The use of compact laser accelerators for cancer therapy with charged particles such as protons could become possible in the future if scientists succeed in generating protons with very high energies. Physicists at the Helmholtz-Zentrum Dresden-Rossendorf (HZDR) directed the light of the high power laser DRACO perpendicularly and obliquely onto a thin metal foil; thus, permitting them to demonstrate for the first time that accelerated protons follow the direction of the laser light. By incorporating this new data into a conventional model describing the laser particle acceleration, high proton energies which have not been realized so far might become achievable.
The results have been published in the scientific journal Nature Communications.
The intense and ultra-short light pulses of the high power laser DRACO can be thought of as disks of about 10 centimeters in diameter and being as thin as a normal sheet of paper. If one of these disks of light is focused onto a thin metal foil, the extreme high electric and magnetic forces will pull negatively charged electrons out of the foil. These electrons will then accelerate positively charged protons away from the foil's surface. To date, many experts have thought that commercially available laser systems would not be suitable for future cancer therapy applications because they have such short laser pulses, and the energy which is achieved by the accelerated protons is correspondingly too low. The results published by the HZDR group demonstrate for the first time that proton energies needed for cancer therapy could, in principle, also be generated from such a short pulse laser. This prospect motivated the Dresden researchers to study the particle acceleration process very closely.
New Two-Phase Model for Laser Accelerated Particles
A light pulse coming from the DRACO laser and directed perpendicular onto a thin metal foil accelerates electrons, and thus also protons, perpendicularly to the foil's surface, just like previous models predict. But that is not the case with a tilted laser pulse. If the angle of the thin light disk is slightly tilted with respect to the axis of propagation, something unexpected happens during the first phase of the particle acceleration. The electrons feel the rotation of the light disk and follow the direction in which the light hits the foil. Moreover, protons are accelerated along this direction as well and, in contrast to the electrons, maintain their direction. This novel observation of the directional dependence permits the Dresden physicists to also look directly at the underlying acceleration process.

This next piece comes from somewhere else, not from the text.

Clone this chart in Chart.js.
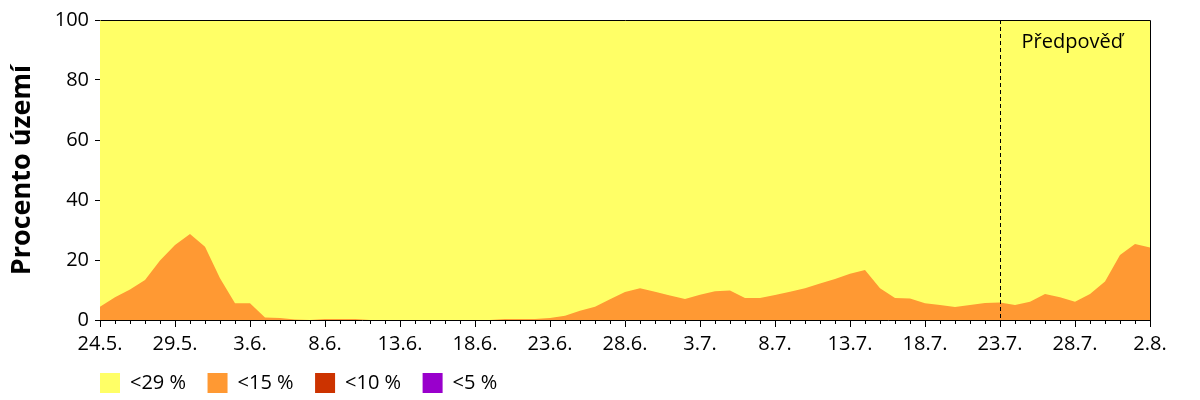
<!DOCTYPE html>
<html>
<head>
<meta charset="utf-8">
<script src="https://cdn.jsdelivr.net/npm/chart.js@4"></script>
<style>
html,body{margin:0;padding:0;background:#fff;}
#wrap{width:1200px;height:400px;position:relative;}
</style>
</head>
<body>
<div id="wrap"><canvas id="c" width="1200" height="400"></canvas></div>
<script>
const dates = ['24.5.','25.5.','26.5.','27.5.','28.5.','29.5.','30.5.','31.5.','1.6.','2.6.','3.6.','4.6.','5.6.','6.6.','7.6.','8.6.','9.6.','10.6.','11.6.','12.6.','13.6.','14.6.','15.6.','16.6.','17.6.','18.6.','19.6.','20.6.','21.6.','22.6.','23.6.','24.6.','25.6.','26.6.','27.6.','28.6.','29.6.','30.6.','1.7.','2.7.','3.7.','4.7.','5.7.','6.7.','7.7.','8.7.','9.7.','10.7.','11.7.','12.7.','13.7.','14.7.','15.7.','16.7.','17.7.','18.7.','19.7.','20.7.','21.7.','22.7.','23.7.','24.7.','25.7.','26.7.','27.7.','28.7.','29.7.','30.7.','31.7.','1.8.','2.8.'];

const tickLabels = ['24.5.','29.5.','3.6.','8.6.','13.6.','18.6.','23.6.','28.6.','3.7.','8.7.','13.7.','18.7.','23.7.','28.7.','2.8.'];

const yTicks = [0,20,40,60,80,100];

const seriesNames = ['<29 %','<15 %','<10 %','<5 %'];

const below29 = [100,100,100,100,100,100,100,100,100,100,100,100,100,100,100,100,100,100,100,100,100,100,100,100,100,100,100,100,100,100,100,100,100,100,100,100,100,100,100,100,100,100,100,100,100,100,100,100,100,100,100,100,100,100,100,100,100,100,100,100,100,100,100,100,100,100,100,100,100,100,100];

const below15 = [4.4,7.6,10.2,13.3,19.8,25.0,28.7,24.4,13.9,5.6,5.6,0.8,0.7,0.2,0,0.3,0.3,0.3,0,0,0,0,0,0,0,0,0,0.3,0.3,0.3,0.7,1.4,3.1,4.4,6.9,9.3,10.6,9.4,8.2,7.0,8.4,9.6,9.8,7.3,7.3,8.3,9.4,10.6,12.2,13.7,15.4,16.7,10.6,7.3,7.2,5.6,5.0,4.3,5.0,5.7,5.8,5.0,6.1,8.7,7.6,6.1,8.7,12.8,21.7,25.3,24.2];

const below10 = [0,0,0,0,0,0,0,0,0,0,0,0,0,0,0,0,0,0,0,0,0,0,0,0,0,0,0,0,0,0,0,0,0,0,0,0,0,0,0,0,0,0,0,0,0,0,0,0,0,0,0,0,0,0,0,0,0,0,0,0,0,0,0,0,0,0,0,0,0,0,0];

const below5 = [0,0,0,0,0,0,0,0,0,0,0,0,0,0,0,0,0,0,0,0,0,0,0,0,0,0,0,0,0,0,0,0,0,0,0,0,0,0,0,0,0,0,0,0,0,0,0,0,0,0,0,0,0,0,0,0,0,0,0,0,0,0,0,0,0,0,0,0,0,0,0];

const forecastStart = '23.7.';
const forecastText = 'Předpověď';
const yTitle = 'Procento území';

const colors = ['#FFFF66','#FF9933','#CC3300','#9900CC'];
const FONT = '"Open Sans", "DejaVu Sans", sans-serif';

function ds(label, data, color, order){
  return {label, data, backgroundColor: color, borderColor: color, borderWidth: 0,
    pointRadius: 0, pointHoverRadius: 0, fill: 'origin', tension: 0, order};
}

const extras = {
  id: 'extras',
  afterLayout(chart){
    const lg = chart.legend;
    const pad = lg.options.labels.padding;
    lg.left = 100 - pad; lg.right = lg.left + 1000; lg.width = 1000;
    lg.top = 373 - pad; lg.bottom = 400; lg.height = lg.bottom - lg.top;
  },
  afterDatasetsDraw(chart){
    const ctx = chart.ctx, a = chart.chartArea, x = chart.scales.x;
    ctx.save();
    const fx = Math.round(x.getPixelForValue(dates.indexOf(forecastStart))) + 0.5;
    ctx.strokeStyle = '#000'; ctx.lineWidth = 1; ctx.setLineDash([4,3]);
    ctx.beginPath(); ctx.moveTo(fx, a.top); ctx.lineTo(fx, a.bottom); ctx.stroke();
    ctx.setLineDash([]);
    ctx.fillStyle = '#000';
    ctx.font = '20px ' + FONT;
    ctx.textBaseline = 'middle'; ctx.textAlign = 'left';
    ctx.fillText(forecastText, fx + 21, 42);
    ctx.strokeStyle = '#000';
    ctx.beginPath();
    ctx.moveTo(Math.round(a.left)+0.5, Math.round(a.top)+0.5);
    ctx.lineTo(Math.round(a.right)+0.5, Math.round(a.top)+0.5);
    ctx.lineTo(Math.round(a.right)+0.5, Math.round(a.bottom)+0.5);
    ctx.stroke();
    ctx.beginPath();
    for (let i = 0; i < dates.length; i++){
      if (tickLabels.includes(dates[i])) continue;
      const px = Math.round(x.getPixelForValue(i)) + 0.5;
      ctx.moveTo(px, a.bottom); ctx.lineTo(px, a.bottom + 4);
    }
    ctx.stroke();
    ctx.restore();
  }
};

new Chart(document.getElementById('c'), {
  type: 'line',
  data: {
    labels: dates,
    datasets: [
      ds(seriesNames[0], below29, colors[0], 4),
      ds(seriesNames[1], below15, colors[1], 3),
      ds(seriesNames[2], below10, colors[2], 2),
      ds(seriesNames[3], below5, colors[3], 1)
    ]
  },
  options: {
    responsive: false,
    animation: false,
    events: [],
    layout: { padding: { top: 20, right: 50, left: 0, bottom: 0 } },
    plugins: {
      tooltip: { enabled: false },
      legend: {
        position: 'bottom',
        align: 'start',
        maxHeight: 1,
        labels: {
          boxWidth: 20, boxHeight: 20, padding: 21.5,
          color: '#000',
          font: { family: FONT, size: 20 },
          sort: (a, b) => a.datasetIndex - b.datasetIndex
        }
      }
    },
    scales: {
      x: {
        type: 'category',
        offset: false,
        afterFit(s){ s.height = 80 - (s.chart.legend ? s.chart.legend.height : 0); },
        border: { display: true, color: '#000', width: 1 },
        grid: { drawOnChartArea: false, tickLength: 7, tickColor: (c) => (c.tick && tickLabels.includes(dates[c.index])) ? '#000' : 'rgba(0,0,0,0)' },
        ticks: {
          autoSkip: false, maxRotation: 0, minRotation: 0, padding: 5,
          color: '#000', font: { family: FONT, size: 20 },
          callback: (v, i) => tickLabels.includes(dates[i]) ? dates[i] : ''
        }
      },
      y: {
        min: 0, max: 100,
        afterFit(s){ s.width = 100; },
        afterBuildTicks(s){ s.ticks = yTicks.map(v => ({value: v})); },
        border: { display: true, color: '#000', width: 1 },
        grid: { drawOnChartArea: false, tickLength: 5, tickColor: '#000' },
        title: { display: true, text: yTitle, color: '#000', font: { family: FONT, size: 27, weight: 'bold' }, padding: { top: 6, bottom: 0 } },
        ticks: { padding: 6, color: '#000', font: { family: FONT, size: 20 } }
      }
    }
  },
  plugins: [extras]
});
</script>
</body>
</html>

"During the first acceleration phase, the distance between the electrons and the foil is extremely small. Once the short laser pulse has pushed them through the foil, they immediately swing back again because the foil has a positive charge. That is one reason why we were very surprised to discover that not only the electrons follow the motion of the laser light, but also the protons exhibit this previously unknown directional dependence," notes the doctoral candidate and main author of the current publication, Karl Zeil. He managed to detect another particular feature which only occurs with ultra-short laser pulses: The initial phase is decisive for the entire acceleration process. During the first 30 femtoseconds -- that is, one millionth of one billionth of a second, and equal to the length of the laser pulse -- the acceleration is very efficient. The short and efficient acceleration phase is followed by a longer expansion phase, during which a uniform and symmetrical plasma cloud is formed. The protons, however, gain so much energy during the first phase which, in turn, makes them so fast that they finally can reach higher energies than conventional models would predict.
Precisely how the fast electrons oscillate around the foil, and thus, accelerate the protons, is investigated by the HZDR scientists also with the help of simulations. Karl Zeil: "Experiments and simulations agree quite well with each other. With the newly obtained data we can now extend the presently existing models. This essentially means that ultra-short pulsed lasers like our DRACO laser could potentially be capable of generating protons with sufficiently high energy so that they can be used in future cancer therapy. That we were successful in obtaining these results is both very pleasing and very motivating."